Honor Roll No. 1: Mark Appel

He is The Bootleg's first 2012-'13 Honor Roll awardee, baseball's No. 1 pitcher and the MLB Draft's No. 1 overall pick. Perhaps his only second-place appearance has been here, where he is a repeat awardee on our Honor Roll after appearing on this very list last year. Without further ado, we congratulate Mark Appel.

In an April 25 article, we released the 30 finalists for The Bootleg Honor Roll award for the 2012-‘13 school year.

The criteria are as follows:

Each academic year, The Bootleg's Honor Roll will recognize the top ten Stanford student-athletes who have performed at an exceptional level, with athletic accomplishments that are both extraordinary and inspirational. While achieving athletic success, these athletes should also have displayed uncommon leadership, sportsmanship and respect towards their fellow teammates and opponents. Finally, these honorees' performances and actions should also demonstrate their love for their particular sport as well.

We are now releasing the 10 winners of this award, one by one.

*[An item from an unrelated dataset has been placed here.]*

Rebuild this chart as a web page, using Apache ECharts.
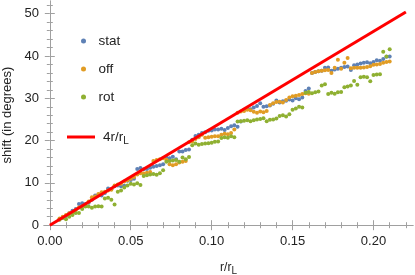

Our first announced member of The Bootleg's 2012-2013 Honor Roll is baseball's Mark Appel.

Texas has been beyond good to Stanford recently. Local products Andrew Luck and Nneka Ogwumike were the top picks of their respective drafts a year ago. At that time, it looked like Mark Appel might bring a weird symmetry to the story, as The Bootleg discussed in a 2012 interview with him. Born in Houston, Appel was on the verge of becoming the No. 1 pick of the MLB Draft, and ending up in his (and Luck and Ogwumike's) hometown to play for the Houston Astros.

For a myriad of complicated reasons, that didn't happen in 2012, as Appel fell to no. 8 in that year's draft. He elected to forego $3.8 million and return to Stanford, much like one Andrew Luck had a few years prior. And just like Luck, the presumptive No. 1 overall pick after his academic junior year who only became a better player yet as a senior, so too did Appel take his game to the next level.

He finished with a 10-4 record and 2.12 ERA, and it's a safe bet his stats will look better the more closely one looks. For one, his ERA was significantly lower than the 2.56 ERA he posted his junior year, suggesting he is on an upward trajectory that could continue into his MLB days. Second, his peripheral stats were better yet, with over six strikeouts for every walk, only two home runs allowed through over 106 innings pitched, not a single stolen base allowed(!), and four complete games in his fourteen starts, two of them shutouts. Opponents hit only .203 against Appel. Twelve of his 37 runs allowed were unearned, suggesting that, if anything, he was unlucky to post that 10-4 overall mark. Simply put, Appel was brilliant.

Admittedly, at a school with 448 individual national champions and counting, Stanford fans have always been spoiled by brilliance, and the latest crop of top-line stars have come in the most popular sports: quarterback of the football team, All-Everything on the women's basketball team, and ace pitcher of the baseball team. Like his fellow Houstonians Luck and Nneka Ogwumike, Appel has performed at another level throughout much of his college career, especially its latter stages, and it has been a joy for fans to watch.

Appel was both an Honor Roll finalist and awardee last year, and The Bootleg wishes him the best in the years to come. Oh, and did we mention that the Astros again had the no. 1 pick in the 2013 MLB Draft? Appel's decision to stay at Stanford for his senior year paid off: He's heading home anyway.